Palliative Care in Hospitals Linked to Decrease in Use of ICU

January 8, 2020

A new study by researchers at Columbia University Mailman School of Public Health found that implementing hospital-based palliative care services in New York State reduces treatment intensity at the end of life for hospitalized patients. Findings are online in JAMA Network Open.

Using a large sample of hospitals with varying characteristics, the researchers analyzed data from 51 hospitals in New York State that either did or did not implement a palliative care program between 2008 and 2014. They examined how the outcomes associated with implementing such a program may differ across different types of hospitals.

Within New York State from 2008 to 2014, 24 hospitals implemented a palliative care program—many of which were teaching and large hospitals—and 27 hospitals reported never having had such a program. Excluded from the analysis were 83 hospitals that consistently offered palliative care for all years and as were rural hospitals and those with less than 100 beds.
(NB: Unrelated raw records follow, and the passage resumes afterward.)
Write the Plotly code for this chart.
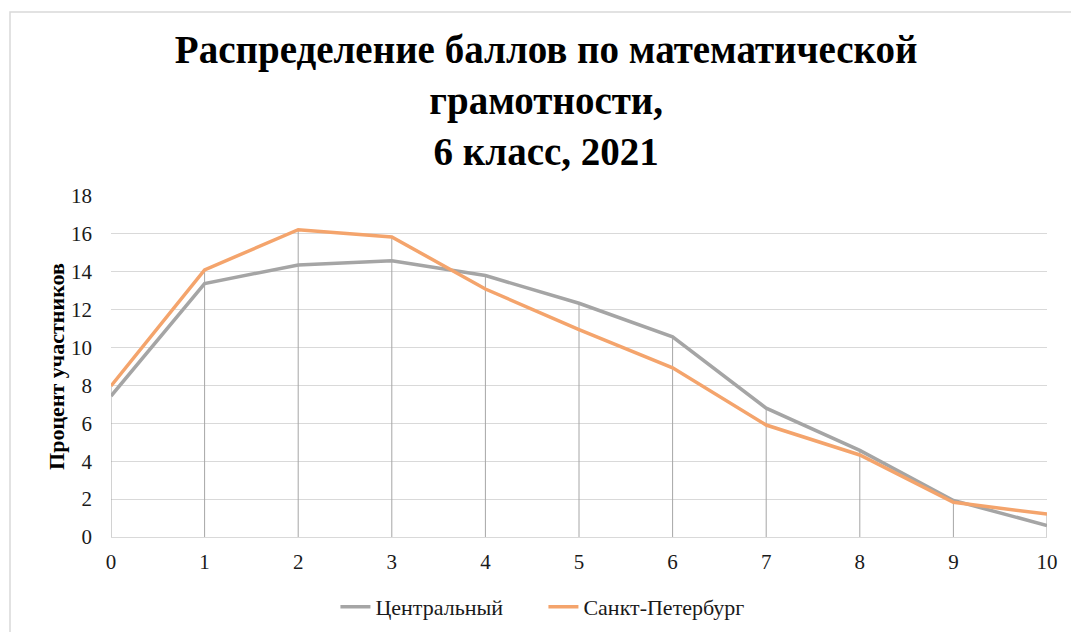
import plotly.graph_objects as go

scores = [0, 1, 2, 3, 4, 5, 6, 7, 8, 9, 10]
central = [7.44, 13.38, 14.36, 14.58, 13.8, 12.34, 10.57, 6.8, 4.57, 1.93, 0.61]
spb = [7.97, 14.1, 16.22, 15.84, 13.09, 10.95, 8.93, 5.91, 4.33, 1.83, 1.21]
y_ticks = [0, 2, 4, 6, 8, 10, 12, 14, 16, 18]

title_text = "Распределение баллов по математической<br>грамотности,<br>6 класс, 2021"
names = ["Центральный", "Санкт-Петербург"]
colors = ["#a5a5a5", "#f4a46c"]

# drop lines from axis to the highest point at each score
drop_x, drop_y = [], []
for x, a, b in zip(scores, central, spb):
    drop_x += [x, x, None]
    drop_y += [0, max(a, b), None]

fig = go.Figure()
fig.add_trace(go.Scatter(x=drop_x, y=drop_y, mode="lines",
                         line=dict(color="#a6a6a6", width=1),
                         showlegend=False, hoverinfo="skip"))
fig.add_trace(go.Scatter(x=scores, y=central, mode="lines", name=names[0],
                         line=dict(color=colors[0], width=3.5)))
fig.add_trace(go.Scatter(x=scores, y=spb, mode="lines", name=names[1],
                         line=dict(color=colors[1], width=3.5)))

font_family = "Liberation Serif, Times New Roman, serif"

fig.update_layout(
    width=1071, height=632,
    paper_bgcolor="white", plot_bgcolor="white",
    margin=dict(l=111, r=24, t=196, b=95, autoexpand=False),
    title=dict(text="<b>" + title_text + "</b>", x=0.51, xanchor="center",
               y=0.90, yanchor="top",
               font=dict(family=font_family, size=39, color="black")),
    font=dict(family=font_family, size=22, color="#1a1a1a"),
    legend=dict(orientation="h", x=0.462, xanchor="center", y=-0.205, yanchor="middle",
                font=dict(family=font_family, size=22, color="#1a1a1a"),
                entrywidth=163, entrywidthmode="pixels", tracegroupgap=0),
    shapes=[dict(type="rect", xref="paper", yref="paper",
                 x0=(10 - 111) / 936, x1=(1090 - 111) / 936,
                 y0=(537 - 660) / 341, y1=1 + (196 - 12) / 341,
                 line=dict(color="#d9d9d9", width=1.5), fillcolor="rgba(0,0,0,0)",
                 layer="below")],
)
fig.update_xaxes(range=[0, 10], tickvals=scores, ticktext=[str(s) for s in scores],
                 showgrid=False, zeroline=False, showline=True, linecolor="#d9d9d9",
                 linewidth=1, ticks="", automargin=False, ticklabelstandoff=6,
                 tickfont=dict(size=21, family=font_family, color="#1a1a1a"))
fig.update_yaxes(range=[0, 18], tickvals=y_ticks, showgrid=True, gridcolor="#d9d9d9",
                 gridwidth=1, zeroline=False, showline=False, ticks="", automargin=False,
                 ticklabelstandoff=18,
                 tickfont=dict(size=21, family=font_family, color="#1a1a1a"),
                 title=dict(text="<b>Процент участников</b>", standoff=0,
                            font=dict(size=22, family=font_family, color="black")))

fig.write_html("out.html", config={"displayModeBar": False},
               post_script="document.body.style.margin='0px';")
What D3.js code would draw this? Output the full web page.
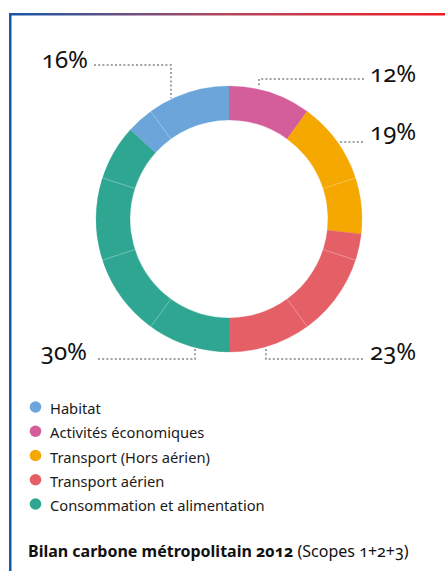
<!DOCTYPE html>
<html><head><meta charset="utf-8">
<script src="https://cdn.jsdelivr.net/npm/d3@7"></script>
<style>
html,body{margin:0;padding:0;background:#fff;}
svg{display:block;}
.pct{font-family:"Noto Sans";font-size:24px;fill:#111;font-variant-numeric:oldstyle-nums;font-feature-settings:"onum" 1;}
.leg{font-family:"Noto Sans";font-size:14.7px;fill:#1a1a1a;}
.ttl{font-family:"Noto Sans";font-size:16px;fill:#111;font-variant-numeric:oldstyle-nums;font-feature-settings:"onum" 1;}
</style></head>
<body>
<script>
// Categories in legend order
const categories = ["Habitat", "Activités économiques", "Transport (Hors aérien)", "Transport aérien", "Consommation et alimentation"];
const colors = ["#6ba5da", "#d45e9a", "#f5a800", "#e55f66", "#2fa692"];
// Printed percentage labels
const labelValues = [16, 12, 19, 23, 30];
// Arc shares as actually drawn in the ring
const arcShares = [13.3, 10, 16.8, 23.2, 36.7];
// Drawing order clockwise from 12 o'clock
const ringOrder = [1, 2, 3, 4, 0];
// Ring subdivided into ten equal ticks (faint separators)
const ringTicks = d3.range(10);
const titleBold = "Bilan carbone métropolitain 2012";
const titleRest = " (Scopes 1+2+3)";

const W = 445, H = 571;
const svg = d3.select("body").append("svg").attr("width", W).attr("height", H);

// frame
const grad = svg.append("defs").append("linearGradient").attr("id","g").attr("x1","0%").attr("x2","100%");
grad.append("stop").attr("offset","0%").attr("stop-color","#1658a8");
grad.append("stop").attr("offset","50%").attr("stop-color","#b5475e");
grad.append("stop").attr("offset","100%").attr("stop-color","#ee1c25");
svg.append("rect").attr("x",9).attr("y",13).attr("width",W-9).attr("height",2.5).attr("fill","url(#g)");
svg.append("rect").attr("x",9).attr("y",13).attr("width",2.5).attr("height",H-13).attr("fill","#1658a8");

const cx = 229, cy = 219, rO = 133, rI = 99;
const g = svg.append("g").attr("transform",`translate(${cx},${cy})`);

const pie = d3.pie().sort(null).value(i => arcShares[i]);
const arcs = pie(ringOrder);
const arc = d3.arc().innerRadius(rI).outerRadius(rO);
g.selectAll("path.seg").data(arcs).join("path").attr("class","seg")
  .attr("d", arc).attr("fill", d => colors[d.data]).attr("stroke", d => colors[d.data]).attr("stroke-width",0.3);

// faint separators every tenth of the ring (not where a category boundary falls)
const tickScale = d3.scaleLinear().domain([0,10]).range([0, 2*Math.PI]);
const bounds = arcs.map(a => a.startAngle);
const seps = ringTicks.filter(t => bounds.every(b => Math.abs(b - tickScale(t)) > 0.01));
g.selectAll("line.sep").data(seps).join("line").attr("class","sep")
  .attr("x1", t => rI*Math.sin(tickScale(t))).attr("y1", t => -rI*Math.cos(tickScale(t)))
  .attr("x2", t => rO*Math.sin(tickScale(t))).attr("y2", t => -rO*Math.cos(tickScale(t)))
  .attr("stroke","#ffffff").attr("stroke-opacity",0.45).attr("stroke-width",0.7);

// leader lines and labels (layout)
const ringY = (dx, sign) => cy + sign*Math.sqrt(rO*rO - dx*dx);
const layout = [
  {i:0, pts:[[94,65],[cx-58,65],[cx-58,ringY(-58,-1)-1]], tx:88, ty:68, anchor:"end"},
  {i:1, pts:[[364,79],[cx+30,79],[cx+30,86]], tx:370, ty:82, anchor:"start"},
  {i:2, pts:[[363,142],[338,142]], tx:370, ty:140, anchor:"start"},
  {i:4, pts:[[98,359],[cx-34,359],[cx-34,ringY(-34,1)+1]], tx:87, ty:360, anchor:"end"},
  {i:3, pts:[[363,359],[cx+37,359],[cx+37,ringY(37,1)+1]], tx:370, ty:360, anchor:"start"}
];
const line = d3.line();
svg.selectAll("path.lead").data(layout).join("path").attr("class","lead")
  .attr("d", d => line(d.pts)).attr("fill","none").attr("stroke","#a3a3a3")
  .attr("stroke-width",2).attr("stroke-dasharray","2 2.2");
svg.selectAll("text.pct").data(layout).join("text").attr("class","pct")
  .attr("x", d=>d.tx).attr("y", d=>d.ty).attr("text-anchor", d=>d.anchor)
  .text(d => labelValues[d.i] + "%");

// legend
const ly = d3.scalePoint().domain(categories).range([408, 505]);
const leg = svg.selectAll("g.legi").data(categories).join("g").attr("class","legi")
  .attr("transform", d => `translate(0,${ly(d)})`);
leg.append("circle").attr("cx",35.5).attr("cy",-1).attr("r",5.8).attr("fill",(d,i)=>colors[i]);
leg.append("text").attr("class","leg").attr("x",50).attr("y",6).text(d=>d);

// title
const t = svg.append("text").attr("class","ttl").attr("x",28).attr("y",557);
t.append("tspan").attr("font-weight","bold").text(titleBold);
t.append("tspan").text(titleRest);
</script>
</body></html>
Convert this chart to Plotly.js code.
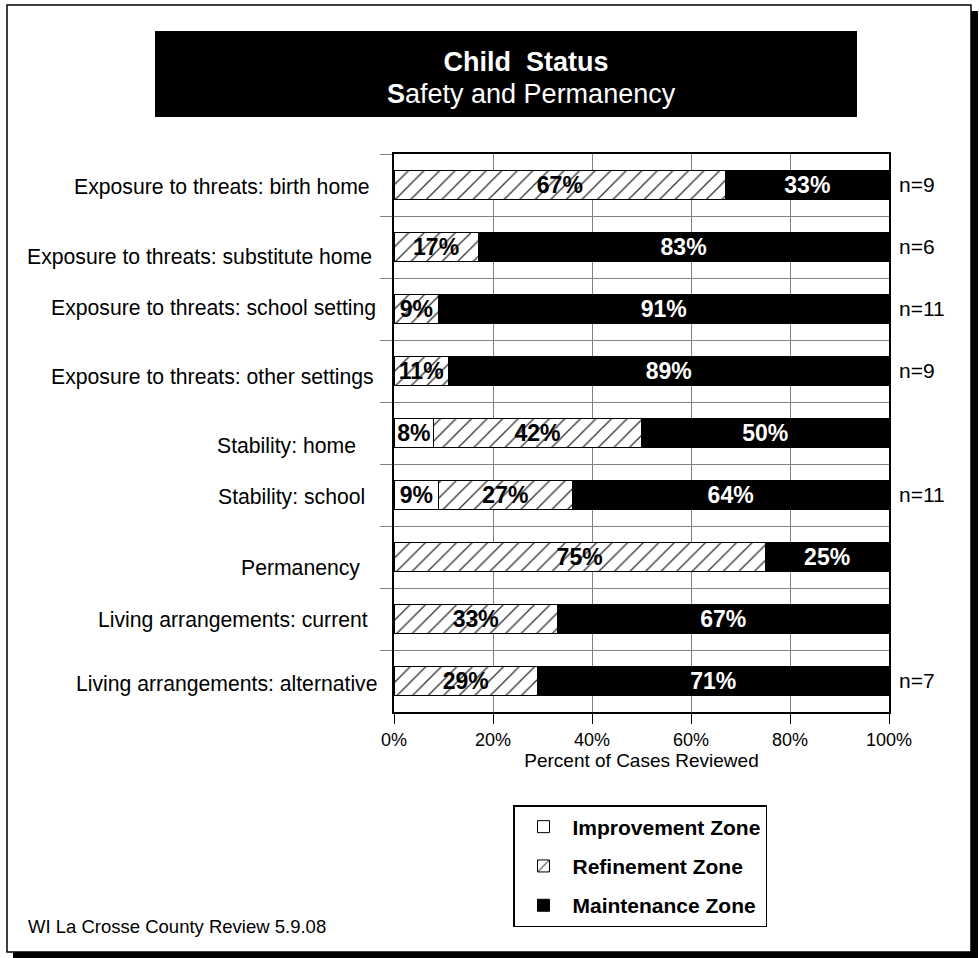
<!DOCTYPE html>
<html><head><meta charset="utf-8">
<script src="https://cdn.plot.ly/plotly-3.0.1.min.js"></script>
<style>body{margin:0;background:#fff}</style>
</head><body><div id="chart" style="width:979px;height:958px"></div>
<script>
// ---- data ----
const categories = [
  "Exposure to threats: birth home",
  "Exposure to threats: substitute home",
  "Exposure to threats: school setting",
  "Exposure to threats: other settings",
  "Stability: home",
  "Stability: school",
  "Permanency",
  "Living arrangements: current",
  "Living arrangements: alternative"
];
const improvement = [0, 0, 0, 0, 8, 9, 0, 0, 0];
const refinement  = [67, 17, 9, 11, 42, 27, 75, 33, 29];
const maintenance = [33, 83, 91, 89, 50, 64, 25, 67, 71];
const caseCounts  = [9, 6, 11, 9, null, 11, null, null, 7];
const seriesNames = ["Improvement Zone", "Refinement Zone", "Maintenance Zone"];
const tickValues = [0, 20, 40, 60, 80, 100];
const tickLabels = ["0%", "20%", "40%", "60%", "80%", "100%"];
const chartTitle = "Child\u00A0\u00A0Status";
const chartSubtitle = "<b>S</b>afety and Permanency";
const xAxisTitle = "Percent of Cases Reviewed";
const footer = "WI La Crosse County Review 5.9.08";

// ---- layout helpers (pixel -> paper) ----
const W = 979, H = 958, L = 394, R = 889, T = 154, B = 712;
const px = x => (x - L) / (R - L);
const py = y => (B - y) / (B - T);
const FONT = "Liberation Sans, Arial, sans-serif";
// label placement nudges (right edge in px, vertical shift in px)
const labelRight = [372, 374, 378, 376, 358, 367, 362, 370, 380];
const labelShift = [-2, -10, 1, -6, -13, -2, -11, -1, -3];

const pct = arr => arr.map(v => v > 0 ? v + "%" : "");
const nz = arr => arr.map(v => v > 0 ? v : null);

const common = {
  type: "bar", orientation: "h", y: categories, width: 0.48,
  textposition: "inside", insidetextanchor: "middle", constraintext: "none",
  hoverinfo: "skip"
};

const traces = [
  Object.assign({}, common, {
    name: seriesNames[0], legendgroup: "a", x: nz(improvement), text: pct(improvement),
    marker: {color: "#ffffff", line: {color: "#000", width: 1}},
    textfont: {family: FONT, size: 23, color: "#000", weight: "bold"}
  }),
  Object.assign({}, common, {
    name: seriesNames[1], legendgroup: "b", x: nz(refinement), text: pct(refinement),
    marker: {color: "#ffffff", line: {color: "#000", width: 1},
      pattern: {shape: "/", size: 11, solidity: 0.12, fgcolor: "#333", bgcolor: "#ffffff"}},
    textfont: {family: FONT, size: 23, color: "#000", weight: "bold"}
  }),
  Object.assign({}, common, {
    name: seriesNames[2], legendgroup: "c", x: nz(maintenance), text: pct(maintenance),
    marker: {color: "#000000", line: {color: "#000", width: 1}},
    textfont: {family: FONT, size: 23, color: "#fff", weight: "bold"}
  })
];

const annotations = [];
categories.forEach((c, i) => {
  annotations.push({
    text: c, xref: "paper", yref: "y", x: px(labelRight[i]), y: c,
    xanchor: "right", yanchor: "middle", yshift: labelShift[i], showarrow: false,
    font: {family: FONT, size: 21.2, color: "#000"}
  });
  if (caseCounts[i] != null) {
    annotations.push({
      text: "n=" + caseCounts[i], xref: "paper", yref: "y", x: 1, y: c,
      xanchor: "left", yanchor: "middle", xshift: 8, yshift: 1, showarrow: false,
      font: {family: FONT, size: 21, color: "#000"}
    });
  }
});
annotations.push({
  text: chartSubtitle, xref: "paper", yref: "paper", x: px(531), y: py(94),
  xanchor: "center", yanchor: "middle", showarrow: false,
  font: {family: FONT, size: 27, color: "#fff"}
});
annotations.push({
  text: footer, xref: "paper", yref: "paper", x: px(26), y: py(926),
  xanchor: "left", yanchor: "middle", showarrow: false,
  font: {family: FONT, size: 18.5, color: "#000"}
});

const shapes = [
  {type: "rect", xref: "paper", yref: "paper", x0: px(971), x1: px(978), y0: py(11), y1: py(958),
   fillcolor: "#000", line: {width: 0}, layer: "below"},
  {type: "rect", xref: "paper", yref: "paper", x0: px(13), x1: px(978), y0: py(952), y1: py(958),
   fillcolor: "#000", line: {width: 0}, layer: "below"},
  {type: "rect", xref: "paper", yref: "paper", x0: px(7), x1: px(971), y0: py(5), y1: py(952),
   line: {color: "#000", width: 1.5}, layer: "below"},
  {type: "rect", xref: "paper", yref: "paper", x0: px(155), x1: px(857), y0: py(31), y1: py(117),
   fillcolor: "#000", line: {width: 0}, layer: "below"}
];

const layout = {
  width: W, height: H, autosize: false,
  margin: {l: L, r: W - R, t: T, b: H - B, pad: 0},
  paper_bgcolor: "#fff", plot_bgcolor: "#fff",
  font: {family: FONT, color: "#000"},
  barmode: "stack", bargap: 0.52,
  title: {text: "<b>" + chartTitle + "</b>", xref: "paper", x: px(526), xanchor: "center",
    yref: "container", y: 1 - 62 / H, yanchor: "middle",
    font: {family: FONT, size: 27, color: "#fff"}},
  xaxis: {
    range: [0, 100], tickvals: tickValues, ticktext: tickLabels,
    ticks: "outside", ticklen: 10, tickcolor: "#000", tickwidth: 1,
    showgrid: true, gridcolor: "#808080", gridwidth: 1, zeroline: false,
    showline: true, linecolor: "#000", linewidth: 2, mirror: true,
    tickfont: {family: FONT, size: 18, color: "#000"},
    title: {text: xAxisTitle, standoff: 2, font: {family: FONT, size: 19, color: "#000"}},
    fixedrange: true
  },
  yaxis: {
    type: "category", categoryorder: "array", categoryarray: categories,
    autorange: false, range: [categories.length - 0.5, -0.5],
    tickson: "boundaries", ticks: "outside", ticklen: 12, tickcolor: "#808080", tickwidth: 1,
    showticklabels: false,
    showgrid: true, gridcolor: "#808080", gridwidth: 1, zeroline: false,
    showline: true, linecolor: "#000", linewidth: 2, mirror: true,
    fixedrange: true
  },
  showlegend: true,
  legend: {
    x: px(513), y: py(805), xanchor: "left", yanchor: "top",
    xref: "paper", yref: "paper",
    bgcolor: "#fff", bordercolor: "#000", borderwidth: 1.5,
    font: {family: FONT, size: 21, color: "#000", weight: "bold"},
    traceorder: "grouped", tracegroupgap: 9, itemwidth: 48,
    itemclick: false, itemdoubleclick: false
  },
  annotations: annotations,
  shapes: shapes
};

Plotly.newPlot("chart", traces, layout, {staticPlot: true, displayModeBar: false});
</script></body></html>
During the study period, 73,370 patients who were 18 years or older died during hospitalization, of whom slightly more than half received care in hospitals that implemented palliative care.

Implementation of palliative care was associated with a 10 percent reduction in the utilization of an intensive care unit for patients who died during their hospitalization. As ICU use at the end of life has been considered a negative indicator of the quality of care, “implementing palliative care programs may be a way to improve the quality of end-of-life care for some patients who die in the hospital,” said May Hua, MD, assistant professor of anesthesiology in epidemiology, and lead author.

Also, an absolute decrease in end-of-life ICU use of just 4 percent would translate to a difference in cost of approximately $265 million per year in the U.S., according to the researchers.

While these findings support the idea that palliative care services can lessen the intensity of medical care at the end of life, the authors also caution against equating quality care at the end of life with less intense care. “It may be that the ICU does provide value to patients and families in a manner that is incompletely understood,” noted Hua.

Co-authors are Guohua Li, Columbia Mailman School of Public Health and College of Physicians and Surgeons; Yewei Lu and Xiaoyue Ma, Columbia College of Physicians and Surgeons; Hannah Wunsch, Columbia College of Physicians and Surgeons and Sunnybrook Health Sciences Center and Critical Care Medicine, University of Toronto; and R. Sean Morrison, MD, Icahn School of Medicine at Mount Sinai.

The study was supported by the National Institute on Aging, the American Federation for Aging Research, the National Institutes of Health (CE002096), the National Palliative Care Research Center (AG028741/AG/NIA ) and the Mount Sinai Older Adult Independence Center.